## start Collected data
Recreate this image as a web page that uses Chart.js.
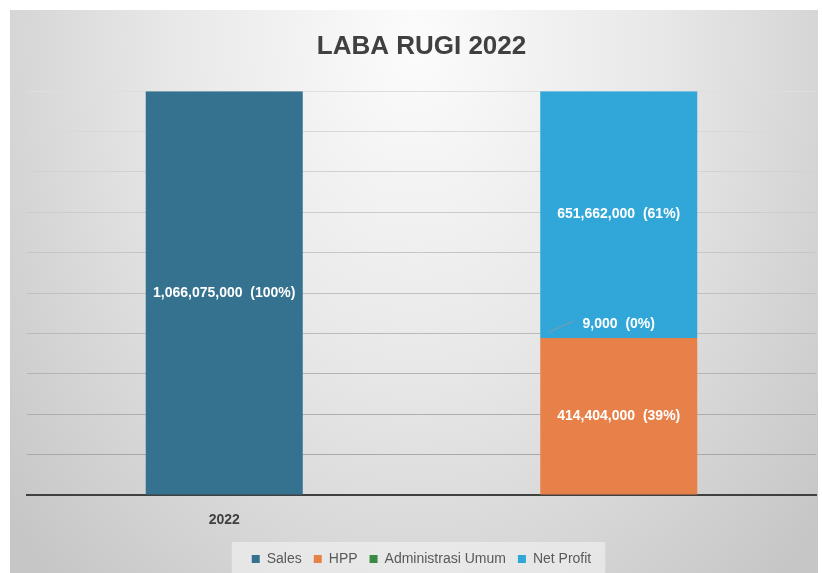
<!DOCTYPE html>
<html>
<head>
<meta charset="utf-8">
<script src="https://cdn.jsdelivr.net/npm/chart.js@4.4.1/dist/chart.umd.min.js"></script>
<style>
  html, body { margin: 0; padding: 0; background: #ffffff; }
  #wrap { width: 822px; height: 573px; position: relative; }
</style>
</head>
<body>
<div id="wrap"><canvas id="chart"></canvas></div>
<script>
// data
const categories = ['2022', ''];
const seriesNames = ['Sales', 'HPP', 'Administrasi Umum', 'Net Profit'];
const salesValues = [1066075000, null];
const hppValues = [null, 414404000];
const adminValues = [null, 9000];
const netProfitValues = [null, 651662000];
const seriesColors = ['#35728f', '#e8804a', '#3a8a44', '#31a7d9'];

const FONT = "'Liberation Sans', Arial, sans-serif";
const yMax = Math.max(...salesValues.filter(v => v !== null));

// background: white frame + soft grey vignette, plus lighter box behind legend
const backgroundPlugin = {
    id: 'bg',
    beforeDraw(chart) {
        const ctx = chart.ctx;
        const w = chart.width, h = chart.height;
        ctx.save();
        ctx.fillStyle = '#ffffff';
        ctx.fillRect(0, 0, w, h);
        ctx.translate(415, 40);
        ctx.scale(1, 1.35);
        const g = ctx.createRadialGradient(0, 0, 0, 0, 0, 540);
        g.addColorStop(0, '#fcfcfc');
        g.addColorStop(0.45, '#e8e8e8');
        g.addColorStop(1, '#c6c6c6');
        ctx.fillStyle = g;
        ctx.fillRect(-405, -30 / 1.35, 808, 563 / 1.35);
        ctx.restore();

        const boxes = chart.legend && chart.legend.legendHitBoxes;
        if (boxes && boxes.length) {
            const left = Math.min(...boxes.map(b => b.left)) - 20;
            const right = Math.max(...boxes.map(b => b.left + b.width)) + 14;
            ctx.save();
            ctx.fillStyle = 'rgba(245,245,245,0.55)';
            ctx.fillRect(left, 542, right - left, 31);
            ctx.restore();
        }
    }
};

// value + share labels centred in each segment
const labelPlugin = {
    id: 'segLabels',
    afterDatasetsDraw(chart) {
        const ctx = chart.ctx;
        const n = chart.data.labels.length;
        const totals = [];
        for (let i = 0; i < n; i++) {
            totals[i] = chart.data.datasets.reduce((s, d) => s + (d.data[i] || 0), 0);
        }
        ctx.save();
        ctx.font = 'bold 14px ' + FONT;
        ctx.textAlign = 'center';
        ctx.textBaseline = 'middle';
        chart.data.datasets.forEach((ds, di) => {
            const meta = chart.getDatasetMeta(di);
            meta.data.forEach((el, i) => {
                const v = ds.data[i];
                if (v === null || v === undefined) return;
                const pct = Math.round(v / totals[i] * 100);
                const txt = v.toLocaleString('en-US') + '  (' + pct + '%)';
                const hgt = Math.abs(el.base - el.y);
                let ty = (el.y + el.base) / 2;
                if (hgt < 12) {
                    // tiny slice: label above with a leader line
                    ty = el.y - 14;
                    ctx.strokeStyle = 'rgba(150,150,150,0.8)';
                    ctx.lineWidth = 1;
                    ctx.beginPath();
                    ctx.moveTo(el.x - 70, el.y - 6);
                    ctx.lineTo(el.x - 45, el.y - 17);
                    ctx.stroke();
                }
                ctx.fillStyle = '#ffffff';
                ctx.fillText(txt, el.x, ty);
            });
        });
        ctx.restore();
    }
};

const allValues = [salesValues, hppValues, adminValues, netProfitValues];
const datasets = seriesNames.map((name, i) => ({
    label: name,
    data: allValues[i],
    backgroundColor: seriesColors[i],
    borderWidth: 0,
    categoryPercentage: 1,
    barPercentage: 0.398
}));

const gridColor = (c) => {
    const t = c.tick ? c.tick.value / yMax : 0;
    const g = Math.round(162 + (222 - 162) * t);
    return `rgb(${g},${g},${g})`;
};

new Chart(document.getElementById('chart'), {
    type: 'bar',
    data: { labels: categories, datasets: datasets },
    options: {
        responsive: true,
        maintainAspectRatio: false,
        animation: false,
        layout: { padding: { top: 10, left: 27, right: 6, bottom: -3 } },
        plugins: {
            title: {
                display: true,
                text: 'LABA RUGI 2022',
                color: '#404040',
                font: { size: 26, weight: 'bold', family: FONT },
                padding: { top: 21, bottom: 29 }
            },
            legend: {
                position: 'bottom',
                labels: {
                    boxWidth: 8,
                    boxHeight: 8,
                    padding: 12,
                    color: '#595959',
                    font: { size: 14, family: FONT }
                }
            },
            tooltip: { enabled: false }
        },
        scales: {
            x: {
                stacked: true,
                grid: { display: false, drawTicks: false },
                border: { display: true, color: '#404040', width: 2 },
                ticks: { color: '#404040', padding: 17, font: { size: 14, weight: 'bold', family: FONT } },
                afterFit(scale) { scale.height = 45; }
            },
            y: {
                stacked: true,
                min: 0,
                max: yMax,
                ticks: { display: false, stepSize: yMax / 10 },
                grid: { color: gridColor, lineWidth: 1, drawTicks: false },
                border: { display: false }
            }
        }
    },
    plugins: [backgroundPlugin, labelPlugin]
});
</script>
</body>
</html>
## end Collected data
Give back every line exactly as it stands, pictures excluded.

◆ Solution to this problem ◆
Recreate this image as a web page that uses Chart.js.
<!DOCTYPE html>
<html>
<head>
<meta charset="utf-8">
<script src="https://cdn.jsdelivr.net/npm/chart.js@4.4.1/dist/chart.umd.min.js"></script>
<style>
  html, body { margin: 0; padding: 0; background: #ffffff; }
  #wrap { width: 822px; height: 573px; position: relative; }
</style>
</head>
<body>
<div id="wrap"><canvas id="chart"></canvas></div>
<script>
// data
const categories = ['2022', ''];
const seriesNames = ['Sales', 'HPP', 'Administrasi Umum', 'Net Profit'];
const salesValues = [1066075000, null];
const hppValues = [null, 414404000];
const adminValues = [null, 9000];
const netProfitValues = [null, 651662000];
const seriesColors = ['#35728f', '#e8804a', '#3a8a44', '#31a7d9'];

const FONT = "'Liberation Sans', Arial, sans-serif";
const yMax = Math.max(...salesValues.filter(v => v !== null));

// background: white frame + soft grey vignette, plus lighter box behind legend
const backgroundPlugin = {
    id: 'bg',
    beforeDraw(chart) {
        const ctx = chart.ctx;
        const w = chart.width, h = chart.height;
        ctx.save();
        ctx.fillStyle = '#ffffff';
        ctx.fillRect(0, 0, w, h);
        ctx.translate(415, 40);
        ctx.scale(1, 1.35);
        const g = ctx.createRadialGradient(0, 0, 0, 0, 0, 540);
        g.addColorStop(0, '#fcfcfc');
        g.addColorStop(0.45, '#e8e8e8');
        g.addColorStop(1, '#c6c6c6');
        ctx.fillStyle = g;
        ctx.fillRect(-405, -30 / 1.35, 808, 563 / 1.35);
        ctx.restore();

        const boxes = chart.legend && chart.legend.legendHitBoxes;
        if (boxes && boxes.length) {
            const left = Math.min(...boxes.map(b => b.left)) - 20;
            const right = Math.max(...boxes.map(b => b.left + b.width)) + 14;
            ctx.save();
            ctx.fillStyle = 'rgba(245,245,245,0.55)';
            ctx.fillRect(left, 542, right - left, 31);
            ctx.restore();
        }
    }
};

// value + share labels centred in each segment
const labelPlugin = {
    id: 'segLabels',
    afterDatasetsDraw(chart) {
        const ctx = chart.ctx;
        const n = chart.data.labels.length;
        const totals = [];
        for (let i = 0; i < n; i++) {
            totals[i] = chart.data.datasets.reduce((s, d) => s + (d.data[i] || 0), 0);
        }
        ctx.save();
        ctx.font = 'bold 14px ' + FONT;
        ctx.textAlign = 'center';
        ctx.textBaseline = 'middle';
        chart.data.datasets.forEach((ds, di) => {
            const meta = chart.getDatasetMeta(di);
            meta.data.forEach((el, i) => {
                const v = ds.data[i];
                if (v === null || v === undefined) return;
                const pct = Math.round(v / totals[i] * 100);
                const txt = v.toLocaleString('en-US') + '  (' + pct + '%)';
                const hgt = Math.abs(el.base - el.y);
                let ty = (el.y + el.base) / 2;
                if (hgt < 12) {
                    // tiny slice: label above with a leader line
                    ty = el.y - 14;
                    ctx.strokeStyle = 'rgba(150,150,150,0.8)';
                    ctx.lineWidth = 1;
                    ctx.beginPath();
                    ctx.moveTo(el.x - 70, el.y - 6);
                    ctx.lineTo(el.x - 45, el.y - 17);
                    ctx.stroke();
                }
                ctx.fillStyle = '#ffffff';
                ctx.fillText(txt, el.x, ty);
            });
        });
        ctx.restore();
    }
};

const allValues = [salesValues, hppValues, adminValues, netProfitValues];
const datasets = seriesNames.map((name, i) => ({
    label: name,
    data: allValues[i],
    backgroundColor: seriesColors[i],
    borderWidth: 0,
    categoryPercentage: 1,
    barPercentage: 0.398
}));

const gridColor = (c) => {
    const t = c.tick ? c.tick.value / yMax : 0;
    const g = Math.round(162 + (222 - 162) * t);
    return `rgb(${g},${g},${g})`;
};

new Chart(document.getElementById('chart'), {
    type: 'bar',
    data: { labels: categories, datasets: datasets },
    options: {
        responsive: true,
        maintainAspectRatio: false,
        animation: false,
        layout: { padding: { top: 10, left: 27, right: 6, bottom: -3 } },
        plugins: {
            title: {
                display: true,
                text: 'LABA RUGI 2022',
                color: '#404040',
                font: { size: 26, weight: 'bold', family: FONT },
                padding: { top: 21, bottom: 29 }
            },
            legend: {
                position: 'bottom',
                labels: {
                    boxWidth: 8,
                    boxHeight: 8,
                    padding: 12,
                    color: '#595959',
                    font: { size: 14, family: FONT }
                }
            },
            tooltip: { enabled: false }
        },
        scales: {
            x: {
                stacked: true,
                grid: { display: false, drawTicks: false },
                border: { display: true, color: '#404040', width: 2 },
                ticks: { color: '#404040', padding: 17, font: { size: 14, weight: 'bold', family: FONT } },
                afterFit(scale) { scale.height = 45; }
            },
            y: {
                stacked: true,
                min: 0,
                max: yMax,
                ticks: { display: false, stepSize: yMax / 10 },
                grid: { color: gridColor, lineWidth: 1, drawTicks: false },
                border: { display: false }
            }
        }
    },
    plugins: [backgroundPlugin, labelPlugin]
});
</script>
</body>
</html>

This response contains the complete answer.